ラストシーン、バービーはルースとの対話を経て人間になることを決意する。断固として変化することを拒否していたバービーが、女の子のステレオタイプな理想像である”バービー人形”であることをやめ、老化しいつか死ぬ運命の人間になることを決めるのである。彼女は人間として歳を重ねて生きることの美しさに触れたからだ。女性はいつもハイヒール用に踵が上がってる必要はないし、服はピンクじゃなくていい。そして”バービー”という名称の元ネタとなった、ルース・ハンドラーの実娘バーバラ・ハンドラーを名乗り、バービーが婦人科を訪れる場面でエンドクレジットとなる。

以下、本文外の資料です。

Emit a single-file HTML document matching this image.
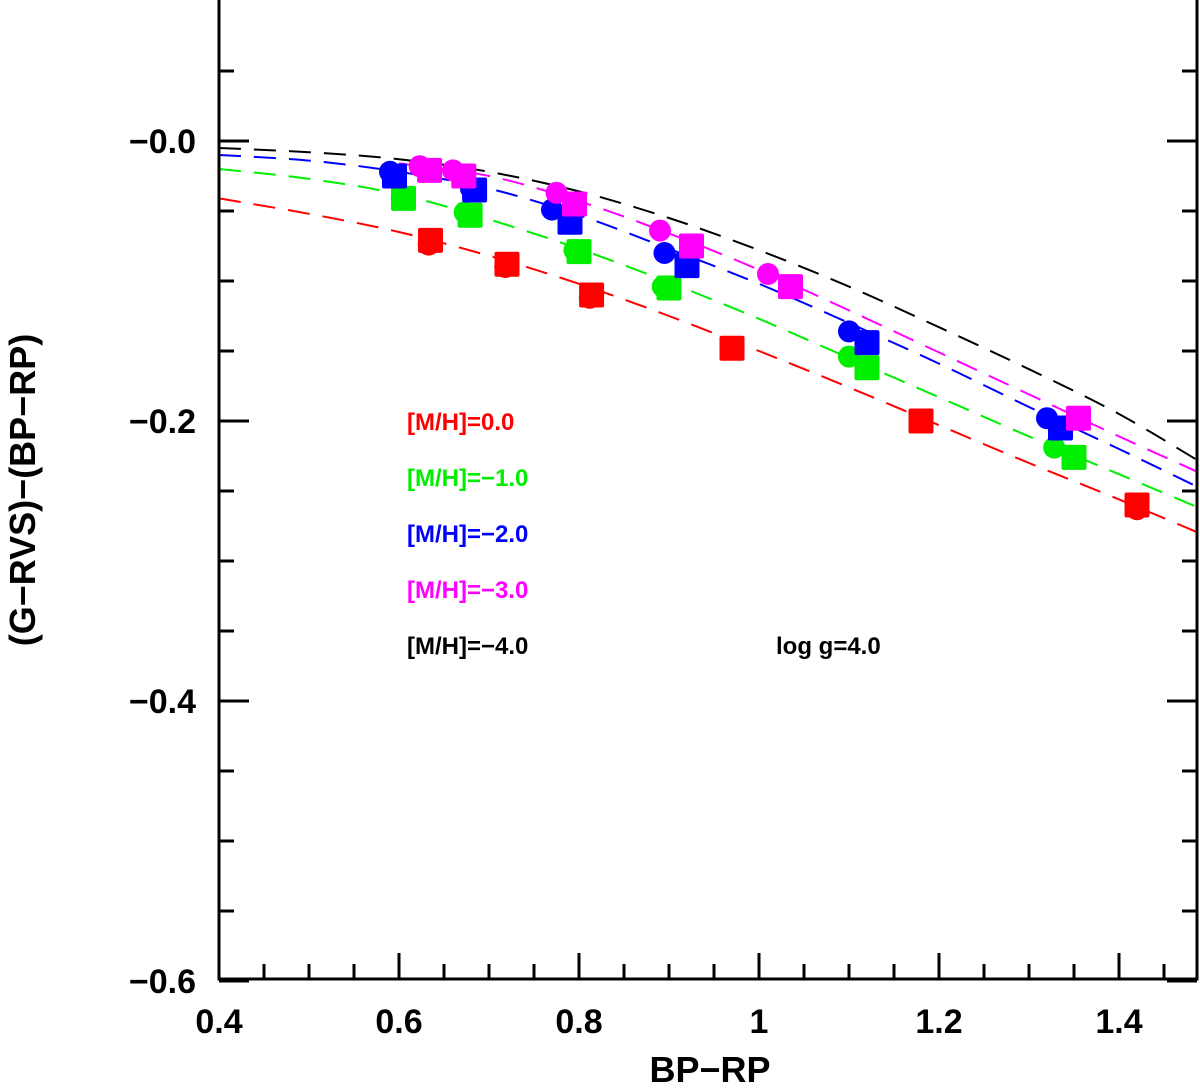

人形の時には「自分には性器がない」と言っていたが、この行動によって、彼女が人間になったことを湾曲的に伝えるシーンで、この映画は終わるのである。そして、グロリアの夫がスペイン語を学んでいて、バービーにスペイン語で語り掛ける場面があったが、こういう小さなシーンからも「男性だって、学んで成長している」というメッセージを感じるのも嬉しい。

 

最後に音楽についても書きたいが、本作は音楽も素晴らしい。サウンドのエクゼクティヴ・プロデューサーを務めるのはあのマーク・ロンソンらしく、2014年のブルーノ・マーズとの共作「Uptown Funk」が有名なアーティストだ。他にもエイミー・ワインハウスの「Rehab」のプロデュースやマイリー・サイラスとのコラボなど、ダンスミュージックやR&Bの名手であり、その手腕は本作でも発揮されていたと思う。他にもデュア・リパ、リゾ、ニッキー・ミナージュ、テーム・インパラ、ビリー・アイリッシュらの楽曲が劇中でもしっかりと使用されており、各シーンを盛り上げていた。このサントラは必聴だろう。本作は題材としてバービーというオモチャの世界を描きながら、”ルッキズム”や”男女格差”など現代社会のテーマに切り込みつつも、最終的には人間賛歌に着地する素晴らしい作品だった。ほとんど全てのシーンに、なんらかの意図や示唆があるような作品なので、何度も観返すのが楽しいタイプの映画だろう。ただかなりメッセージ性が強いので、ややお説教臭いと感じてしまう人も多いかもしれない。同じ女性監督オリビア・ワイルドによる、2022年「ドント・ウォーリー・ダーリン」と同じテーマを描いているので比べてみるのも面白いと思う。